Things were more literally concrete at ‘Ice Fishing’, a four-artist group show at Max Wigram put together by new director Darren Flook. The gallery felt like a neglected storage room in a hardware store, with a stack of bricks and bits of wood leaning against the wall next to Charles Harlan’s Concrete (2014), seven stacked lumps of the material that have been left to harden in the sacks in which the constituent powder comes. ‘Ice Fishing’ prioritized arrangement as an artistic activity – from Virginia Overton’s Untitled (silver) (2013), a set of mirrored, semi-circular strips positioned at regular intervals along one wall, to the dark humour of Michael E. Smith’s Sleep (2013) in which a flaccid chicken hangs with its head stuck in an upright car exhaust pipe. The oblong canvas of McArthur Binion’s DNA Study: Circle (2014) is a dense black shape until, from up close, we can just about make the words: ‘How many children were born dead?’ The American artist’s seemingly minimal images are thick layers of smudged crayon over documents such as his Mississippi birth certificate or, in Stelluca: V (2011), the logo of a company bearing the outdated racist stereotype of a black ‘mammy’ character. The bleak landscape suggested by the show’s title implies a world in which things are as they appear but, as Binion’s work attests, all objects are marked by their accruing histories, which they carry with them, however reluctantly.

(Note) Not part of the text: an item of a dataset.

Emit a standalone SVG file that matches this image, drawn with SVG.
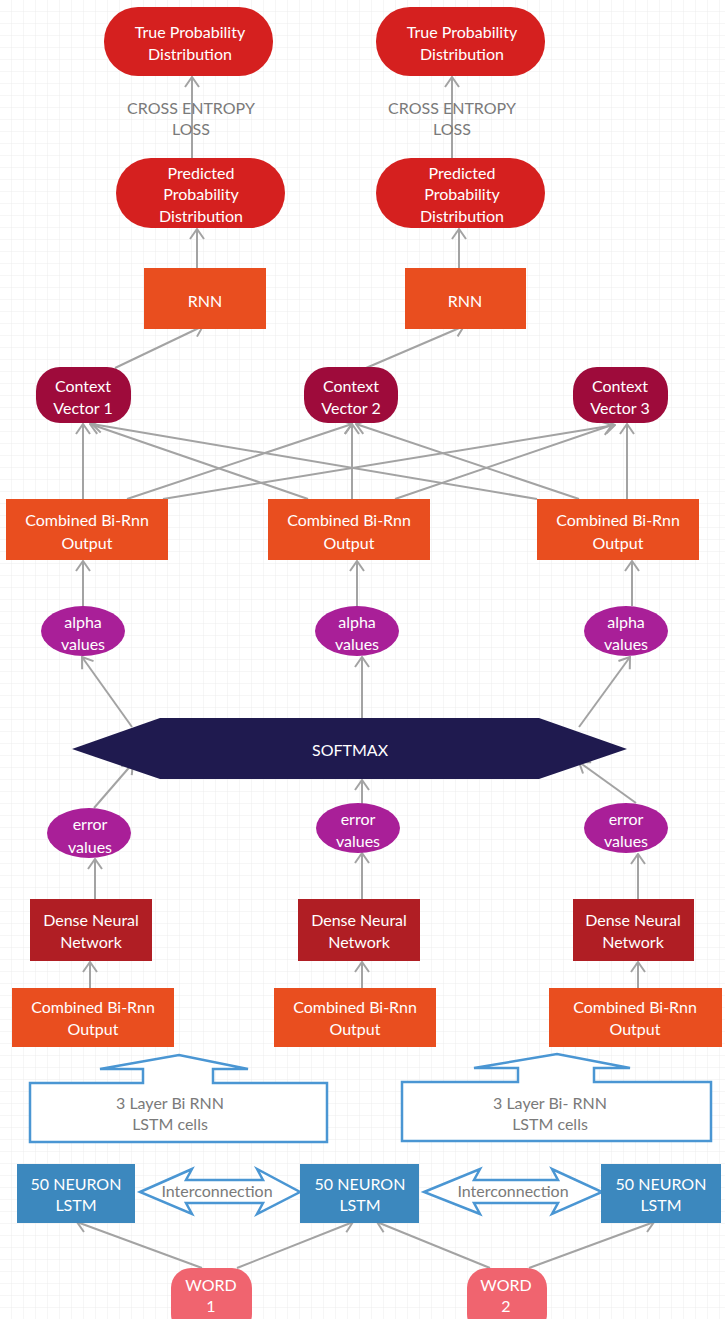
<svg xmlns="http://www.w3.org/2000/svg" width="725" height="1319" viewBox="0 0 725 1319">
<defs>
<pattern id="grid" width="12" height="12" patternUnits="userSpaceOnUse">
<path d="M12 0V12M0 12H12" fill="none" stroke="#ececec" stroke-width="1"/>
</pattern>
<marker id="ah" viewBox="0 0 12 16" refX="11" refY="8" markerWidth="12" markerHeight="16" markerUnits="userSpaceOnUse" orient="auto">
<path d="M1 1L11 8L1 15" fill="none" stroke="#a3a3a3" stroke-width="2"/>
</marker>
<style>
text{font-family:Lato,"Open Sans","Liberation Sans",sans-serif;font-size:16px;text-anchor:middle;dominant-baseline:central;fill:#fff}
.g{fill:#7a7a7a}
.red{fill:#d5201f}
.org{fill:#e94e1f}
.cv{fill:#9e0b3b}
.mag{fill:#a91f98}
.den{fill:#b01e24}
.blu{fill:#3c88be}
.wrd{fill:#f0646f}
.out{fill:#fff;stroke:#4a96d3;stroke-width:2.5;stroke-linejoin:miter}
#connectors line{stroke:#a3a3a3;stroke-width:2;marker-end:url(#ah)}
</style>
</defs>
<rect width="725" height="1319" fill="#fff"/>
<rect width="725" height="1319" fill="url(#grid)"/>

<g id="connectors">
<line x1="192" y1="158" x2="192" y2="77"/>
<line x1="452" y1="158" x2="452" y2="77"/>
<line x1="197" y1="268" x2="197" y2="229"/>
<line x1="459" y1="268" x2="459" y2="229"/>
<line x1="115" y1="368" x2="203" y2="326"/>
<line x1="366" y1="368" x2="464" y2="326"/>
<line x1="83" y1="499" x2="83" y2="424"/>
<line x1="127" y1="499" x2="352" y2="424"/>
<line x1="163" y1="499" x2="615" y2="425"/>
<line x1="308" y1="499" x2="90" y2="424"/>
<line x1="352" y1="499" x2="352" y2="424"/>
<line x1="395" y1="499" x2="612" y2="425"/>
<line x1="537" y1="499" x2="92" y2="424"/>
<line x1="579" y1="499" x2="356" y2="424"/>
<line x1="627" y1="499" x2="627" y2="424"/>
<line x1="83" y1="606" x2="83" y2="561"/>
<line x1="357" y1="606" x2="357" y2="561"/>
<line x1="632" y1="606" x2="632" y2="561"/>
<line x1="132" y1="727" x2="82" y2="657"/>
<line x1="362" y1="718" x2="362" y2="657"/>
<line x1="579" y1="727" x2="630" y2="657"/>
<line x1="94" y1="808" x2="133" y2="763"/>
<line x1="362" y1="805" x2="362" y2="780"/>
<line x1="636" y1="803" x2="579" y2="762"/>
<line x1="95" y1="899" x2="95" y2="859"/>
<line x1="362" y1="899" x2="362" y2="853"/>
<line x1="638" y1="899" x2="638" y2="854"/>
<line x1="90" y1="988" x2="90" y2="962"/>
<line x1="362" y1="988" x2="362" y2="962"/>
<line x1="638" y1="988" x2="638" y2="962"/>
<line x1="202" y1="1268" x2="77" y2="1222"/>
<line x1="237" y1="1268" x2="353" y2="1222"/>
<line x1="490" y1="1268" x2="377" y2="1222"/>
<line x1="529" y1="1268" x2="654" y2="1222"/>
</g>

<g id="loss1"><text class="g" x="191" y="107">CROSS ENTROPY</text><text class="g" x="191" y="128">LOSS</text></g>
<g id="loss2"><text class="g" x="452" y="107">CROSS ENTROPY</text><text class="g" x="452" y="128">LOSS</text></g>

<g id="true1"><rect class="red" x="104" y="7" width="169" height="69" rx="34"/><text x="190" y="31">True Probability</text><text x="190" y="53">Distribution</text></g>
<g id="true2"><rect class="red" x="376" y="7" width="169" height="69" rx="34"/><text x="462" y="31">True Probability</text><text x="462" y="53">Distribution</text></g>

<g id="pred1"><rect class="red" x="116" y="158" width="169" height="70" rx="35"/><text x="201" y="172">Predicted</text><text x="201" y="193">Probability</text><text x="201" y="215">Distribution</text></g>
<g id="pred2"><rect class="red" x="376" y="158" width="169" height="70" rx="35"/><text x="462" y="172">Predicted</text><text x="462" y="193">Probability</text><text x="462" y="215">Distribution</text></g>

<g id="rnn1"><rect class="org" x="144" y="268" width="122" height="61"/><text x="205" y="300">RNN</text></g>
<g id="rnn2"><rect class="org" x="405" y="268" width="121" height="61"/><text x="465" y="300">RNN</text></g>

<g id="cv1"><rect class="cv" x="36" y="367" width="95" height="56" rx="24"/><text x="83" y="385">Context</text><text x="83" y="407">Vector 1</text></g>
<g id="cv2"><rect class="cv" x="304" y="367" width="94" height="56" rx="24"/><text x="351" y="385">Context</text><text x="351" y="407">Vector 2</text></g>
<g id="cv3"><rect class="cv" x="573" y="367" width="95" height="56" rx="24"/><text x="620" y="385">Context</text><text x="620" y="407">Vector 3</text></g>

<g id="comb1"><rect class="org" x="6" y="499" width="162" height="61"/><text x="87" y="519">Combined Bi-Rnn</text><text x="87" y="542">Output</text></g>
<g id="comb2"><rect class="org" x="268" y="499" width="162" height="61"/><text x="349" y="519">Combined Bi-Rnn</text><text x="349" y="542">Output</text></g>
<g id="comb3"><rect class="org" x="537" y="499" width="162" height="61"/><text x="618" y="519">Combined Bi-Rnn</text><text x="618" y="542">Output</text></g>

<g id="alpha1"><ellipse class="mag" cx="83" cy="631" rx="42" ry="25"/><text x="83" y="621">alpha</text><text x="83" y="643">values</text></g>
<g id="alpha2"><ellipse class="mag" cx="357" cy="631" rx="42" ry="25"/><text x="357" y="621">alpha</text><text x="357" y="643">values</text></g>
<g id="alpha3"><ellipse class="mag" cx="626" cy="631" rx="42" ry="25"/><text x="626" y="621">alpha</text><text x="626" y="643">values</text></g>

<g id="softmax"><polygon fill="#1f1a4f" points="72,749 160,718 539,718 627,749 539,779 160,779"/><text x="350" y="749">SOFTMAX</text></g>

<g id="err1"><ellipse class="mag" cx="89" cy="833" rx="42" ry="25"/><text x="90" y="823">error</text><text x="90" y="846">values</text></g>
<g id="err2"><ellipse class="mag" cx="358" cy="828" rx="42" ry="25"/><text x="358" y="818">error</text><text x="358" y="840">values</text></g>
<g id="err3"><ellipse class="mag" cx="626" cy="828" rx="42" ry="25"/><text x="626" y="818">error</text><text x="626" y="840">values</text></g>

<g id="dense1"><rect class="den" x="30" y="899" width="122" height="62"/><text x="91" y="919">Dense Neural</text><text x="91" y="941">Network</text></g>
<g id="dense2"><rect class="den" x="298" y="899" width="122" height="62"/><text x="359" y="919">Dense Neural</text><text x="359" y="941">Network</text></g>
<g id="dense3"><rect class="den" x="573" y="899" width="121" height="62"/><text x="633" y="919">Dense Neural</text><text x="633" y="941">Network</text></g>

<g id="combL1"><rect class="org" x="12" y="988" width="162" height="59"/><text x="93" y="1006">Combined Bi-Rnn</text><text x="93" y="1028">Output</text></g>
<g id="combL2"><rect class="org" x="274" y="988" width="162" height="59"/><text x="355" y="1006">Combined Bi-Rnn</text><text x="355" y="1028">Output</text></g>
<g id="combL3"><rect class="org" x="549" y="988" width="173" height="59"/><text x="635" y="1006">Combined Bi-Rnn</text><text x="635" y="1028">Output</text></g>

<g id="bilstm1"><path class="out" d="M30 1142V1083H143V1069H100L179 1055L248 1069H213V1083H327V1142Z"/><text class="g" x="170" y="1102">3 Layer Bi RNN</text><text class="g" x="170" y="1123">LSTM cells</text></g>
<g id="bilstm2"><path class="out" d="M402 1141V1082H518V1068H474L557 1054L630 1068H594V1082H711V1141Z"/><text class="g" x="550" y="1102">3 Layer Bi- RNN</text><text class="g" x="550" y="1123">LSTM cells</text></g>

<g id="inter1"><path class="out" d="M140 1192L192 1169L186 1180H263L257 1169L300 1192L257 1214L263 1203H186L192 1214Z"/><text class="g" x="217" y="1190">Interconnection</text></g>
<g id="inter2"><path class="out" d="M424 1192L480 1169L474 1180H558L552 1169L602 1192L552 1214L558 1203H474L480 1214Z"/><text class="g" x="513" y="1190">Interconnection</text></g>

<g id="lstm1"><rect class="blu" x="17" y="1164" width="118" height="59"/><text x="76" y="1183">50 NEURON</text><text x="76" y="1204">LSTM</text></g>
<g id="lstm2"><rect class="blu" x="300" y="1164" width="119" height="59"/><text x="360" y="1183">50 NEURON</text><text x="360" y="1204">LSTM</text></g>
<g id="lstm3"><rect class="blu" x="601" y="1164" width="120" height="59"/><text x="661" y="1183">50 NEURON</text><text x="661" y="1204">LSTM</text></g>

<g id="word1"><rect class="wrd" x="171" y="1268" width="81" height="66" rx="20"/><text x="211" y="1284">WORD</text><text x="211" y="1305">1</text></g>
<g id="word2"><rect class="wrd" x="467" y="1268" width="80" height="66" rx="20"/><text x="506" y="1284">WORD</text><text x="506" y="1305">2</text></g>
</svg>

‘Phantom Limbs’ at Pilar Corrias, by contrast, attempted to entirely bypass matter itself. Including work by eight mostly young artists, the show felt like the gallery’s attempt to weigh in on the ‘digital issues’ facing us at the moment, with ‘things’ replaced by their 3D-rendered or HD counterparts. Ian Cheng’s CEO & Ceong (study 1) (2014) is an endlessly running digital animation, depicting a snow-covered tundra landscape filled with llama-like animals and almost human stick figures. They wander, stumble and morph in an angular, unfinished digital purgatory. For an exhibition about missing appendages, ‘Phantom Limbs’ was fairly heavy-handed in its treatment of ‘the digital’ – as exemplified by Antoine Catala’s :) (2014), a 3D-printed emoticon mounted on motorized bars that limped around the gallery. The exhibition was salvaged by one of the oldest works on show, Ken Okiishi’s live action film, E.lliotT:. Children of the New Age (2004), in which affectless teens enact a suburban life filled with wrong-looking ‘imperial un-meatloaf’, cross-dressing, psychological testing and zombification. Everything here feels like a swipe or quote from somewhere else, whether E.T. or urban legends. Okiishi’s video suggests that the transformations (and attendant sense of leaving something – perhaps ourselves – behind) that the digitial era has made us so anxious about have been happening through books, films and oral history for some time already. Rachel Rose’s short video Palisades in Palisades (2014) nimbly plays on these issues, deliberately presenting us with stand-ins and feints. In one scene, we see a digital 3D animation of a deer being shot through the heart and follow the perspective of the bullet, as if into the animal’s flesh. Once inside the heart, the camera pulls out to reveal it to be an orange plastic bag. Though ‘Phantom Limbs’ tries to formulate new thoughts that might come from a world of ‘post-things’, it remains caught in a tired, almost tit-for-tat exchange between the physical and the digital. But, as Rose suggests, it’s the wild, unpredictable and exhilarating associations and transformations between things in any form that will shape that world.

Chris Fite-Wassilak is a writer and critic who lives in London, UK.